Na infância, era o "camelo", apelido -que odiava- pelos joelhos tortos. Dos 12 de 14 irmãos ainda vivos, Carlinhos foi quem mais tomou gosto pelo negócio do pai.

"Cachoeira" não é sobrenome de Carlos Augusto de Almeida Ramos, 48. O apelido herdou do pai e do avô.

Ninguém na família explica direito o motivo, mas a versão difundida está na origem nas cidades mineiras de Araxá e Santa Juliana, conhecidas pelas quedas d'água. Em meados do século passado, seu pai migrou para Anápolis com a mãe, "dona Zezé".

"Ninguém fala mal dele na cidade. Ele veio do nada e entrou no jogo do bicho. Ele nunca matou, nunca roubou, nunca vendeu cocaína, maconha. O crime que ele cometeu é contravenção, essas maquinazinhas", diz o vereador Maurão do INPS (PDT).

Quando ligava seu telefone especial para tocar os negócios, o Cachoeira do outro lado da navalha aparecia.

Aí, o "capo" jogava pesado na máfia de caça-níquel. Exigia comissões de quem dirigia outros cassinos clandestinos, orientava Demóstenes, cobrava delegados e não perdoava nem mesmo parentes.

"Eu só não dou um corno em você, e no seu pai, aquele vagabundo, porque vocês dois é dois pilantra, vigarista, da pior qualidade do mundo", disse a um sobrinho, ao cobrar o pagamento de cheques sem fundo.

Cachoeira nunca se escondeu. Frequentava livremente gabinetes de políticos, restaurantes, bancas de jornais, e, botafoguense, recebia amigos na chácara da família em Anápolis para as "peladas" no campo de futebol.

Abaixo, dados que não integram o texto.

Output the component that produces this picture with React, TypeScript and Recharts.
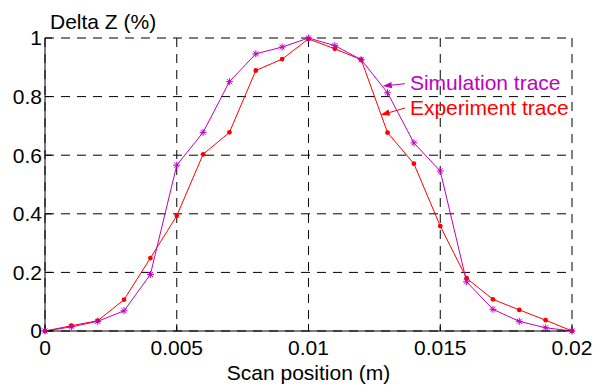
import React from 'react';
import { LineChart, Line, XAxis, YAxis, CartesianGrid, ReferenceLine } from 'recharts';

const positions = [0, 0.001, 0.002, 0.003, 0.004, 0.005, 0.006, 0.007, 0.008, 0.009, 0.01, 0.011, 0.012, 0.013, 0.014, 0.015, 0.016, 0.017, 0.018, 0.019, 0.02];
const experiment = [0, 0.018, 0.035, 0.107, 0.249, 0.393, 0.603, 0.678, 0.889, 0.928, 0.997, 0.963, 0.926, 0.677, 0.571, 0.358, 0.18, 0.108, 0.072, 0.037, 0];
const simulation = [0, 0.014, 0.033, 0.069, 0.193, 0.566, 0.678, 0.851, 0.946, 0.969, 1.0, 0.974, 0.926, 0.813, 0.642, 0.546, 0.168, 0.074, 0.033, 0.011, 0];
const xTicks = [0, 0.005, 0.01, 0.015, 0.02];
const yTicks = [0, 0.2, 0.4, 0.6, 0.8, 1];

const simArrow = [{ x: 0.01282, y: 0.836 }, { x: 0.01366, y: 0.844 }];
const expArrow = [{ x: 0.01274, y: 0.737 }, { x: 0.01366, y: 0.761 }];

const RED = '#ff0000';
const MAG = '#bf00bf';
const FONT = '"Liberation Sans", Arial, sans-serif';
const FS = 21;

const data = positions.map((p, i) => ({ pos: p, exp: experiment[i], sim: simulation[i] }));

const StarDot = (props: any) => {
  const { cx, cy, index } = props;
  if (cx == null || cy == null) return <g key={index} />;
  const r = 3.5;
  const d = r * 0.72;
  return (
    <g key={index} stroke={MAG} strokeWidth={1}>
      <line x1={cx - r} y1={cy} x2={cx + r} y2={cy} />
      <line x1={cx} y1={cy - r} x2={cx} y2={cy + r} />
      <line x1={cx - d} y1={cy - d} x2={cx + d} y2={cy + d} />
      <line x1={cx - d} y1={cy + d} x2={cx + d} y2={cy - d} />
    </g>
  );
};

const RedDot = (props: any) => {
  const { cx, cy, index } = props;
  if (cx == null || cy == null) return <g key={index} />;
  return <circle key={index} cx={cx} cy={cy} r={2.4} fill={RED} stroke="none" />;
};

const arrowShape = (color: string, label: string) => (p: any) => {
  const { x1, y1, x2, y2 } = p;
  if (x1 == null) return <g />;
  const dx = x1 - x2;
  const dy = y1 - y2;
  const len = Math.sqrt(dx * dx + dy * dy) || 1;
  const ux = dx / len;
  const uy = dy / len;
  const hl = 9;
  const hw = 3.2;
  const bx = x1 - ux * hl;
  const by = y1 - uy * hl;
  const nx = -uy;
  const ny = ux;
  return (
    <g>
      <line x1={x2} y1={y2} x2={bx} y2={by} stroke={color} strokeWidth={1} />
      <polygon
        points={`${x1},${y1} ${bx + nx * hw},${by + ny * hw} ${bx - nx * hw},${by - ny * hw}`}
        fill={color}
        stroke="none"
      />
      <text x={x2 + 5} y={y2 - 1} fill={color} fontSize={FS} fontFamily={FONT} dominantBaseline="central">
        {label}
      </text>
    </g>
  );
};

const NoTick = () => <g />;

export default function App() {
  return (
    <div style={{ position: 'absolute', left: 0, top: 0, width: 595, height: 385, background: '#fff' }}>
      <LineChart
        width={595}
        height={385}
        data={data}
        margin={{ top: 38, right: 23, left: 0, bottom: 24 }}
      >
        <CartesianGrid stroke="#000" strokeDasharray="9 7" strokeWidth={1} />
        <XAxis
          dataKey="pos"
          type="number"
          domain={[0, 0.02]}
          ticks={xTicks}
          height={30}
          tickSize={-7}
          tickMargin={16}
          axisLine={{ stroke: '#000', strokeWidth: 1 }}
          tickLine={{ stroke: '#000' }}
          tick={{ fill: '#000', fontSize: FS, fontFamily: FONT }}
          interval={0}
        />
        <XAxis
          xAxisId="top"
          orientation="top"
          dataKey="pos"
          type="number"
          domain={[0, 0.02]}
          ticks={xTicks}
          height={0}
          tickSize={-7}
          axisLine={{ stroke: '#000', strokeWidth: 1 }}
          tickLine={{ stroke: '#000' }}
          tick={NoTick}
          interval={0}
        />
        <YAxis
          type="number"
          domain={[0, 1]}
          ticks={yTicks}
          width={45}
          tickSize={-7}
          tickMargin={10}
          axisLine={{ stroke: '#000', strokeWidth: 1 }}
          tickLine={{ stroke: '#000' }}
          tick={{ fill: '#000', fontSize: FS, fontFamily: FONT }}
          interval={0}
        />
        <YAxis
          yAxisId="right"
          orientation="right"
          type="number"
          domain={[0, 1]}
          ticks={yTicks}
          width={0}
          tickSize={-7}
          axisLine={{ stroke: '#000', strokeWidth: 1 }}
          tickLine={{ stroke: '#000' }}
          tick={NoTick}
          interval={0}
        />
        <Line
          type="linear"
          dataKey="exp"
          stroke={RED}
          strokeWidth={1}
          dot={RedDot}
          activeDot={false}
          isAnimationActive={false}
        />
        <Line
          type="linear"
          dataKey="sim"
          stroke={MAG}
          strokeWidth={1}
          dot={StarDot}
          activeDot={false}
          isAnimationActive={false}
        />
        <ReferenceLine segment={simArrow} ifOverflow="visible" shape={arrowShape(MAG, 'Simulation trace')} />
        <ReferenceLine segment={expArrow} ifOverflow="visible" shape={arrowShape(RED, 'Experiment trace')} />
      </LineChart>
      <svg
        width={595}
        height={385}
        style={{ position: 'absolute', left: 0, top: 0, pointerEvents: 'none' }}
      >
        <text x={50} y={28.5} fontSize={FS} fontFamily={FONT} fill="#000">
          Delta Z (%)
        </text>
        <text x={308.5} y={380} fontSize={FS} fontFamily={FONT} fill="#000" textAnchor="middle">
          Scan position (m)
        </text>
      </svg>
    </div>
  );
}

O crescimento financeiro teve impulso nos anos 90, quando atuou nas loterias legalizadas em Goiás.

Em 2004, veio a público um vídeo gravado dois anos antes em que discute propina com o então presidente da Loterj, Waldomiro Diniz. Na época, Diniz era assessor de José Dirceu na Casa Civil.

O caso revelou ao país a existência de Cachoeira. Foi alvo de CPI, depôs no Congresso. Mas nunca parou.

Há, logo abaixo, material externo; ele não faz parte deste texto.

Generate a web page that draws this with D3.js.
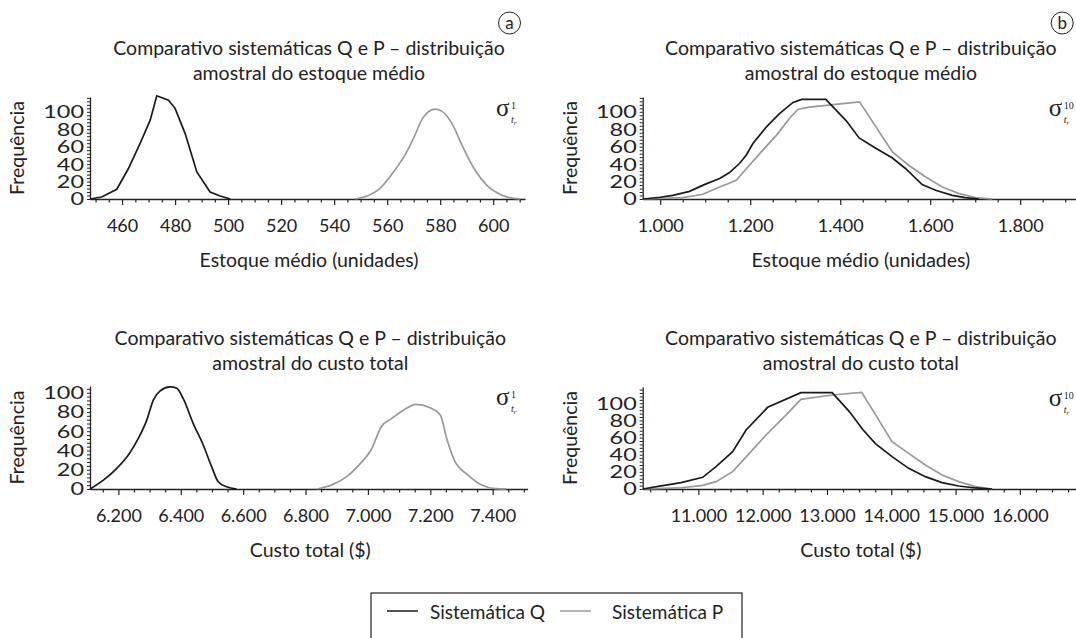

Ao mesmo tempo, investiu -ou lavou dinheiro- em outras áreas, como o laboratório Vitapan, hoje em nome de sua ex-mulher Andréia, com quem tem três filhos. Para a polícia, ele é o dono de fato.

Mantém ligações com outras empresas, inclusive de comunicação. Andava em carros de luxo, registrados em nome de outras pessoas.

Hoje, preso na penitenciária de segurança máxima em Mossoró, recebe visitas da jovem e bela mulher, ex de um suplente de Demóstenes.

Naquele diálogo do fio da navalha, Cachoeira avisa e questiona Andressa: "Cansei de falar da insegurança que é a minha vida pra você, se você topa? Você não topa? Vamos adiante?".